The coronavirus pandemic forced Goldman Sachs to slow hiring in its wealth management business last year, though the firm remains committed to eventually expanding the division further, according to CEO David Solomon.

“While the environment has caused us to slow some of our hiring efforts in this area, we remain committed to the growth potential of this franchise,” Solomon said when discussing the performance of Goldman’s consumer and wealth management business at a fourth quarter earnings call with analysts and media.

Goldman hired more than 100 advisors, content specialists and client service specialists in 2020 — fewer than expected due to the pandemic, the firm said in a presentation accompanying the release of its most recent earnings.

At the start of 2020, Solomon identified private wealth management as an area where he wanted to see meaningful growth for the firm, which had planned to increase its ultra-high-net-worth advisor headcount by 250 globally over the following three years.

A Goldman spokesperson declined to provide specific hiring targets the firm hoped to achieve in 2020 or to give the division’s advisor headcount.

Despite the disruption to planned hiring caused by the pandemic, Goldman was able to make meaningful advances in its wealth management business, primarily by expanding its customer base and building out its technology platform, Solomon said during the firm’s most recent earnings call.

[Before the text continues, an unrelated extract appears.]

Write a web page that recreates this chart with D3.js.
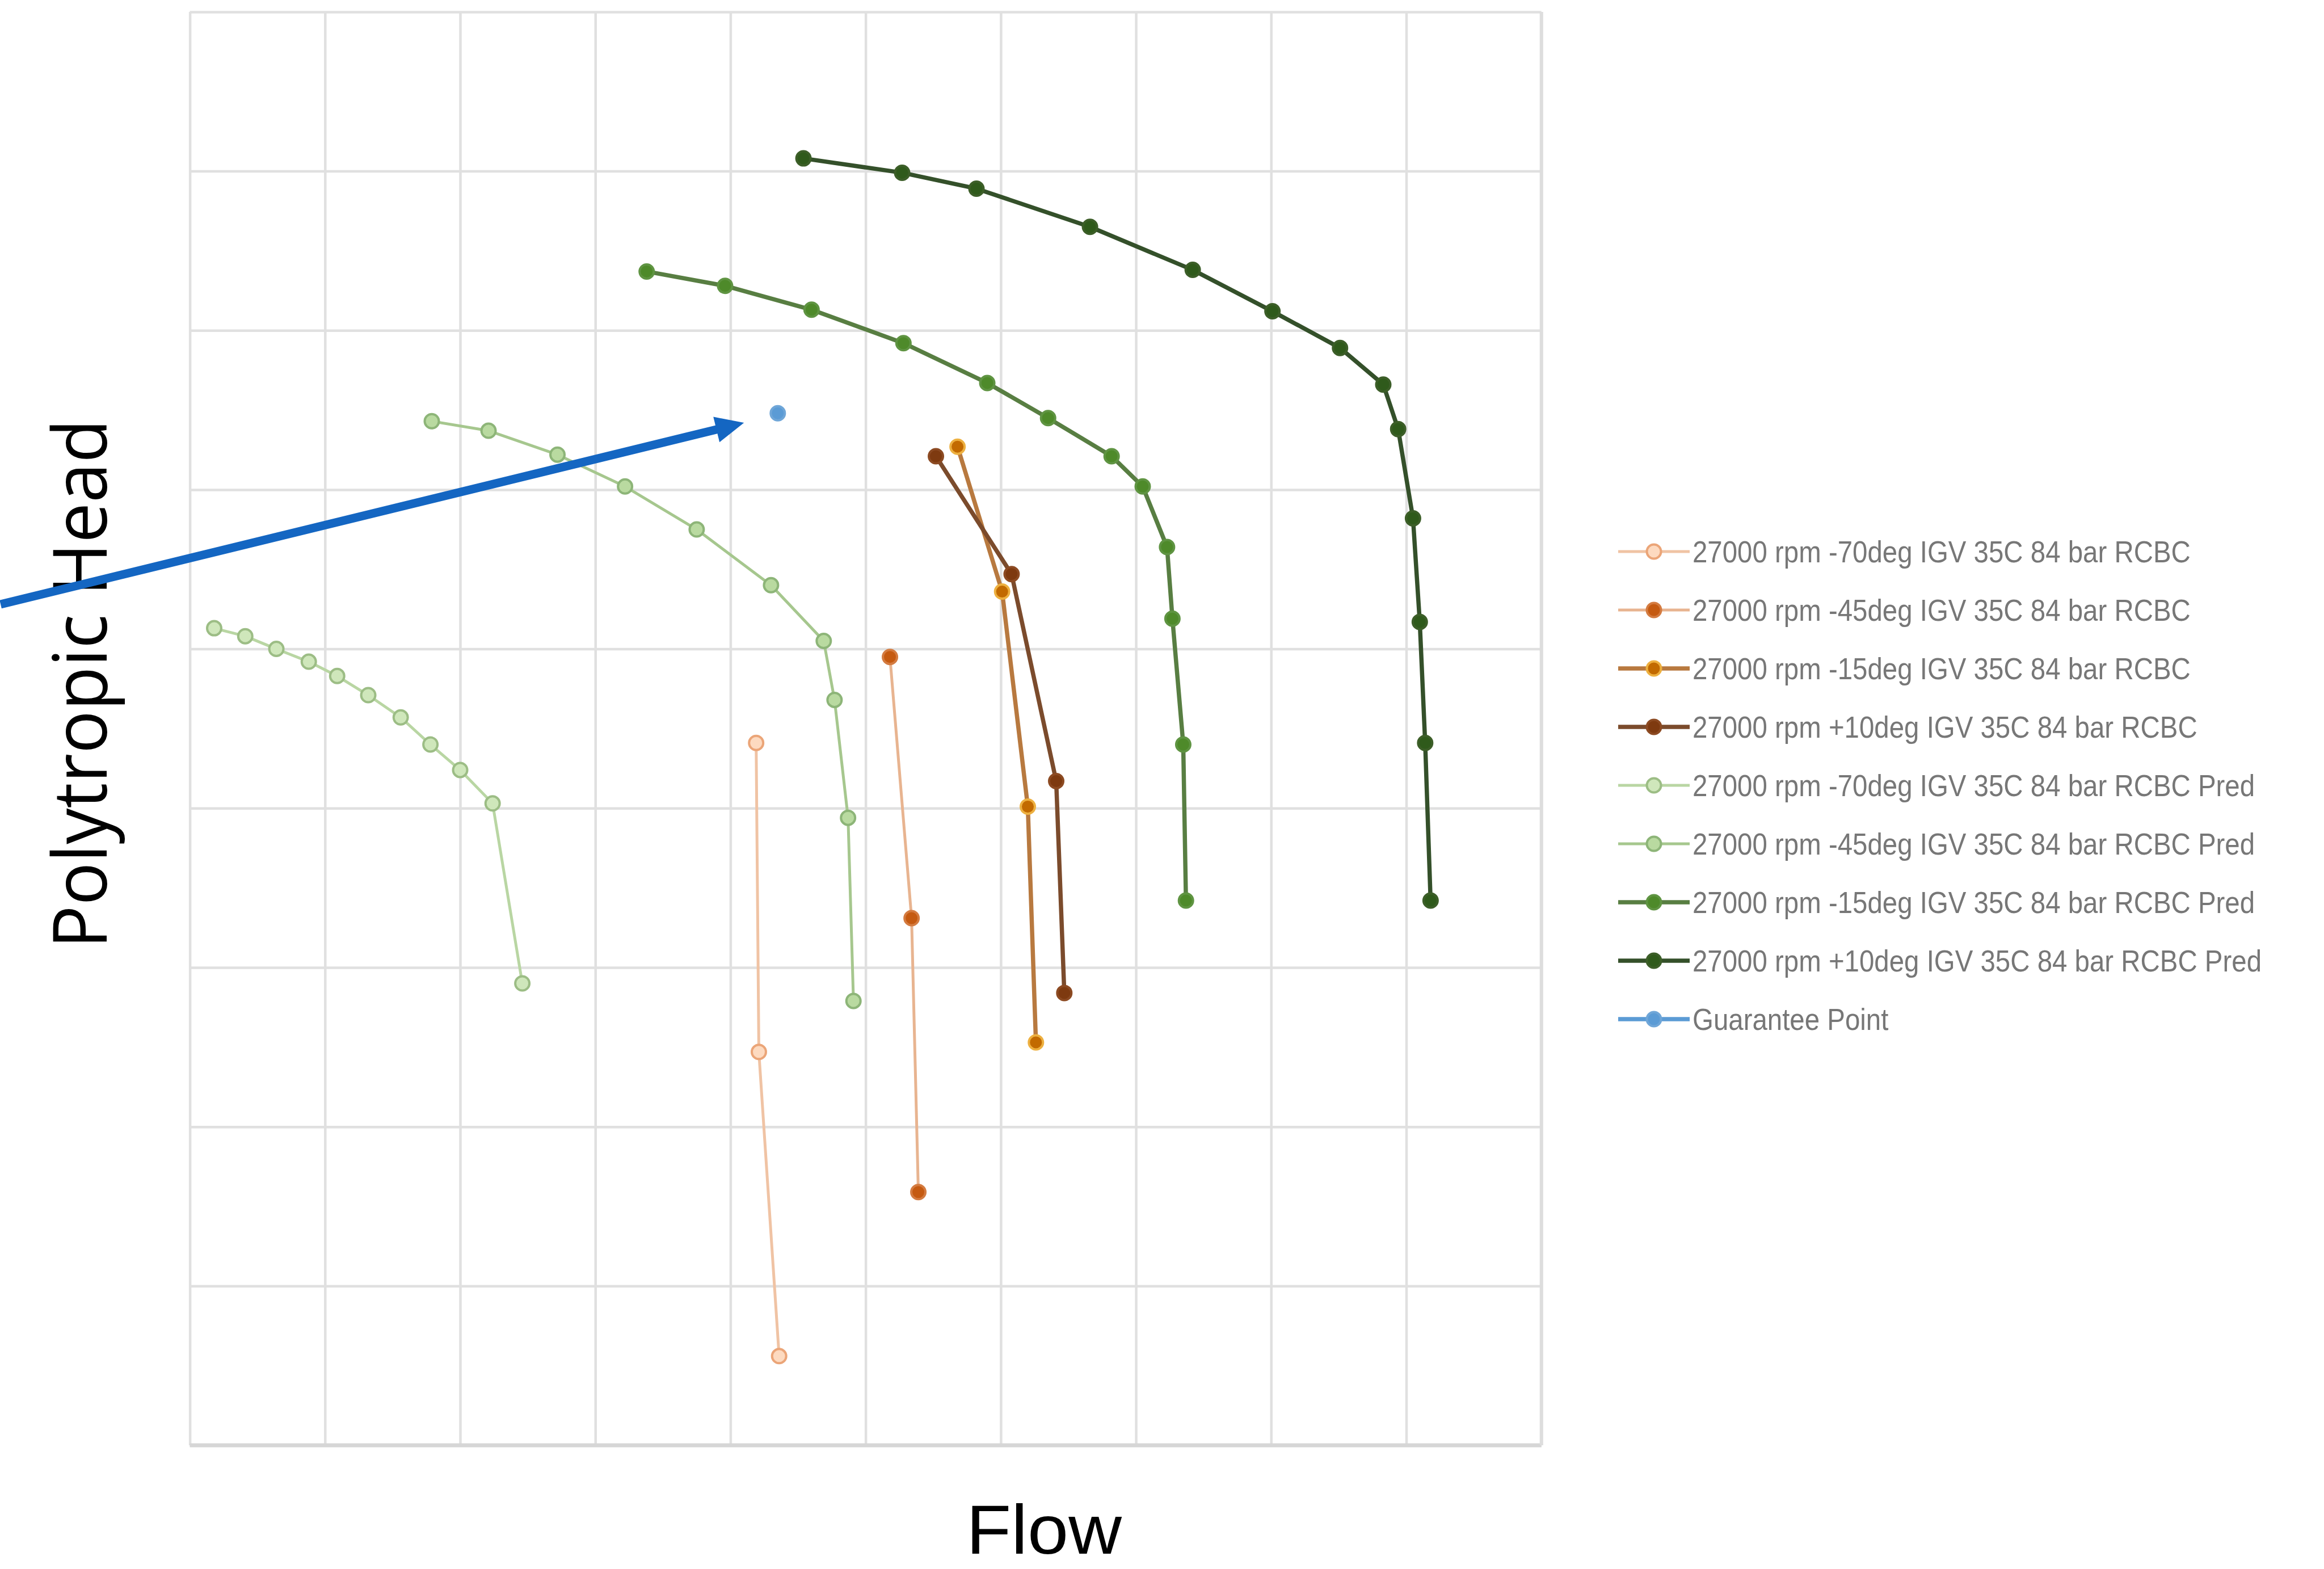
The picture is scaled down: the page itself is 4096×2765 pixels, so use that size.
<!DOCTYPE html>
<html>
<head>
<meta charset="utf-8">
<script src="https://cdn.jsdelivr.net/npm/d3@7"></script>
<style>
  html, body { margin: 0; padding: 0; background: #ffffff; }
  svg { display: block; }
</style>
</head>
<body>
<svg id="chart" width="4096" height="2765"></svg>
<script>
// Compressor map at 27000 rpm: measured and predicted head/flow curves
// for four inlet guide vane settings, plus the guarantee point.

const seriesNames = [
  "27000 rpm -70deg IGV 35C 84 bar RCBC",
  "27000 rpm -45deg IGV 35C 84 bar RCBC",
  "27000 rpm -15deg IGV 35C 84 bar RCBC",
  "27000 rpm +10deg IGV 35C 84 bar RCBC",
  "27000 rpm -70deg IGV 35C 84 bar RCBC Pred",
  "27000 rpm -45deg IGV 35C 84 bar RCBC Pred",
  "27000 rpm -15deg IGV 35C 84 bar RCBC Pred",
  "27000 rpm +10deg IGV 35C 84 bar RCBC Pred",
  "Guarantee Point"
];

// measured (test) curves
const flowM70 = [41.9, 42.1, 43.6];
const headM70 = [44.1, 24.7, 5.6];
const flowM45 = [51.8, 53.4, 53.9];
const headM45 = [49.5, 33.1, 15.9];
const flowM15 = [56.8, 60.1, 62.0, 62.6];
const headM15 = [62.7, 53.6, 40.1, 25.3];
const flowP10 = [55.2, 60.8, 64.1, 64.7];
const headP10 = [62.1, 54.7, 41.7, 28.4];

// predicted curves
const flowM70Pred = [1.8, 4.1, 6.4, 8.8, 10.9, 13.2, 15.6, 17.8, 20.0, 22.4, 24.6];
const headM70Pred = [51.3, 50.8, 50.0, 49.2, 48.3, 47.1, 45.7, 44.0, 42.4, 40.3, 29.0];
const flowM45Pred = [17.9, 22.1, 27.2, 32.2, 37.5, 43.0, 46.9, 47.7, 48.7, 49.1];
const headM45Pred = [64.3, 63.7, 62.2, 60.2, 57.5, 54.0, 50.5, 46.8, 39.4, 27.9];
const flowM15Pred = [33.8, 39.6, 46.0, 52.8, 59.0, 63.5, 68.2, 70.5, 72.3, 72.7, 73.5, 73.7];
const headM15Pred = [73.7, 72.8, 71.3, 69.2, 66.7, 64.5, 62.1, 60.2, 56.4, 51.9, 44.0, 34.2];
const flowP10Pred = [45.4, 52.7, 58.2, 66.6, 74.2, 80.1, 85.1, 88.3, 89.4, 90.5, 91.0, 91.4, 91.8];
const headP10Pred = [80.8, 79.9, 78.9, 76.5, 73.8, 71.2, 68.9, 66.6, 63.8, 58.2, 51.7, 44.1, 34.2];

// guarantee point
const flowGuarantee = [43.5];
const headGuarantee = [64.8];

// callout arrow pointing at the guarantee point (tail, tip)
const arrowFlow = [-14.0, 41.0];
const arrowHead = [52.8, 64.2];

// gridline positions (axis values are not labelled)
const flowTicks = d3.range(0, 101, 10);
const headTicks = d3.range(0, 91, 10);

const flowSets = [flowM70, flowM45, flowM15, flowP10, flowM70Pred, flowM45Pred, flowM15Pred, flowP10Pred, flowGuarantee];
const headSets = [headM70, headM45, headM15, headP10, headM70Pred, headM45Pred, headM15Pred, headP10Pred, headGuarantee];

// ---- appearance ----
const styles = [
  { line: "#F0C3A4", lw: 5,   fill: "#FDDAC0", stroke: "#EBA578" },
  { line: "#E8B490", lw: 5,   fill: "#C55A11", stroke: "#D47B40" },
  { line: "#B8793F", lw: 7.5, fill: "#C26A00", stroke: "#EDB040" },
  { line: "#7B4B2C", lw: 7.5, fill: "#7E3A10", stroke: "#8C4A22" },
  { line: "#B9D6A3", lw: 5,   fill: "#CFE7BB", stroke: "#9CBD85" },
  { line: "#A6C78E", lw: 5,   fill: "#B9DAA0", stroke: "#8DB578" },
  { line: "#587E42", lw: 7.5, fill: "#4E8A2A", stroke: "#5F9442" },
  { line: "#34502A", lw: 7.5, fill: "#2F5A1B", stroke: "#3C5E28" },
  { line: "#5B9BD5", lw: 7.5, fill: "#5B9BD5", stroke: "#6FA6D8" }
];
const markerR = 12.5;

const plot = { left: 334.6, top: 20.9, right: 2716.7, bottom: 2547 };

const svg = d3.select("#chart");

const x = d3.scaleLinear().domain([0, 100]).range([plot.left, plot.right]);
const y = d3.scaleLinear().domain([0, 90]).range([plot.bottom, plot.top]);

// ---- gridlines ----
const grid = svg.append("g");
grid.append("g")
  .attr("transform", `translate(0,${plot.bottom})`)
  .call(d3.axisBottom(x).tickValues(flowTicks).tickSize(-(plot.bottom - plot.top)).tickFormat(""))
  .call(g => g.select(".domain").remove())
  .call(g => g.selectAll(".tick line").attr("stroke", "#E0E0E0").attr("stroke-width", 4.5));
grid.append("g")
  .attr("transform", `translate(${plot.left},0)`)
  .call(d3.axisLeft(y).tickValues(headTicks).tickSize(-(plot.right - plot.left)).tickFormat(""))
  .call(g => g.select(".domain").remove())
  .call(g => g.selectAll(".tick line").attr("stroke", "#E0E0E0").attr("stroke-width", 4.5));

// plot-area frame: slightly heavier along the bottom and right
svg.append("line")
  .attr("x1", x(0)).attr("x2", x(100)).attr("y1", y(0)).attr("y2", y(0))
  .attr("stroke", "#D6D6D6").attr("stroke-width", 7);
svg.append("line")
  .attr("x1", x(100)).attr("x2", x(100)).attr("y1", y(90)).attr("y2", y(0))
  .attr("stroke", "#DDDDDD").attr("stroke-width", 6);

// ---- series ----
const series = seriesNames.map((name, i) => ({
  name,
  style: styles[i],
  pts: flowSets[i].map((f, j) => ({ flow: f, head: headSets[i][j] }))
}));

const lineGen = d3.line().x(d => x(d.flow)).y(d => y(d.head));

const sg = svg.append("g");
series.forEach(s => {
  const g = sg.append("g");
  if (s.pts.length > 1) {
    g.append("path")
      .datum(s.pts)
      .attr("d", lineGen)
      .attr("fill", "none")
      .attr("stroke", s.style.line)
      .attr("stroke-width", s.style.lw)
      .attr("stroke-linejoin", "round");
  }
  g.selectAll("circle").data(s.pts).join("circle")
    .attr("cx", d => x(d.flow))
    .attr("cy", d => y(d.head))
    .attr("r", markerR)
    .attr("fill", s.style.fill)
    .attr("stroke", s.style.stroke)
    .attr("stroke-width", 4);
});

// ---- axis titles ----
svg.append("text")
  .attr("x", 1840).attr("y", 2738)
  .attr("text-anchor", "middle")
  .attr("font-family", "'Liberation Sans', 'Open Sans', sans-serif")
  .attr("font-size", 122)
  .attr("fill", "#000")
  .attr("textLength", 274)
  .attr("lengthAdjust", "spacingAndGlyphs")
  .text("Flow");

svg.append("text")
  .attr("transform", "translate(188,1205) rotate(-90)")
  .attr("text-anchor", "middle")
  .attr("font-family", "'Open Sans', 'Liberation Sans', sans-serif")
  .attr("font-size", 132)
  .attr("fill", "#000")
  .attr("textLength", 933)
  .attr("lengthAdjust", "spacingAndGlyphs")
  .text("Polytropic Head");

// ---- legend ----
const legend = svg.append("g").attr("transform", "translate(2852,972)");
const rowGap = 103;
const legendFont = "'Liberation Sans Narrow', 'Liberation Sans', sans-serif";
const rows = legend.selectAll("g.row").data(series).join("g")
  .attr("class", "row")
  .attr("transform", (d, i) => `translate(0,${i * rowGap})`);
rows.append("line")
  .attr("x1", 0).attr("x2", 126).attr("y1", 0).attr("y2", 0)
  .attr("stroke", d => d.style.line)
  .attr("stroke-width", d => d.style.lw);
rows.append("circle")
  .attr("cx", 63).attr("cy", 0).attr("r", markerR)
  .attr("fill", d => d.style.fill)
  .attr("stroke", d => d.style.stroke)
  .attr("stroke-width", 4);
const labelGroups = rows.append("g").attr("transform", "translate(131,0)");
const labels = labelGroups.append("text")
  .attr("x", 0).attr("y", 0)
  .attr("dy", "0.35em")
  .attr("font-family", legendFont)
  .attr("font-size", 53)
  .attr("fill", "#777777")
  .text(d => d.name);
// condense labels horizontally so the first entry spans its measured width
const natural0 = labels.nodes()[0].getComputedTextLength();
const squeeze = Math.min(1, 878 / natural0);
labelGroups.attr("transform", `translate(131,0) scale(${squeeze},1)`);

// ---- callout arrow ----
const ax0 = x(arrowFlow[0]), ay0 = y(arrowHead[0]);
const ax1 = x(arrowFlow[1]), ay1 = y(arrowHead[1]);
const ang = Math.atan2(ay1 - ay0, ax1 - ax0);
const headLen = 50, headHalf = 23;
const bx = ax1 - headLen * Math.cos(ang), by = ay1 - headLen * Math.sin(ang);
const arrowColor = "#1466C2";
svg.append("line")
  .attr("x1", ax0).attr("y1", ay0).attr("x2", bx + 4 * Math.cos(ang)).attr("y2", by + 4 * Math.sin(ang))
  .attr("stroke", arrowColor).attr("stroke-width", 15);
svg.append("path")
  .attr("d", d3.line()([
    [ax1, ay1],
    [bx + headHalf * Math.sin(ang), by - headHalf * Math.cos(ang)],
    [bx - headHalf * Math.sin(ang), by + headHalf * Math.cos(ang)]
  ]) + "Z")
  .attr("fill", arrowColor);
</script>
</body>
</html>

As reported, assets under supervision in Goldman’s consumer and wealth management business stood at $615 billion at the end of 2020, up from the $575 billion the unit had at the end of September and the $561 billion it had at the end of 2019. The unit also saw $7 billion in total long-term AUS inflows in the fourth quarter of 2020, up from $4 billion in the third quarter and from $6 billion in the fourth quarter of 2019.

The division remains “integral to our strategic priorities,” Solomon said.

Goldman is also planning to grow both Ayco, the financial planning company it purchased in 2003, and Goldman Sachs Personal Financial Management, its rebrand of RIA United Capital, which it purchased in 2019, according to Solomon.

Solomon noted that Ayco met the target set earlier in 2020 of adding more than 30 new corporate clients onto its platform.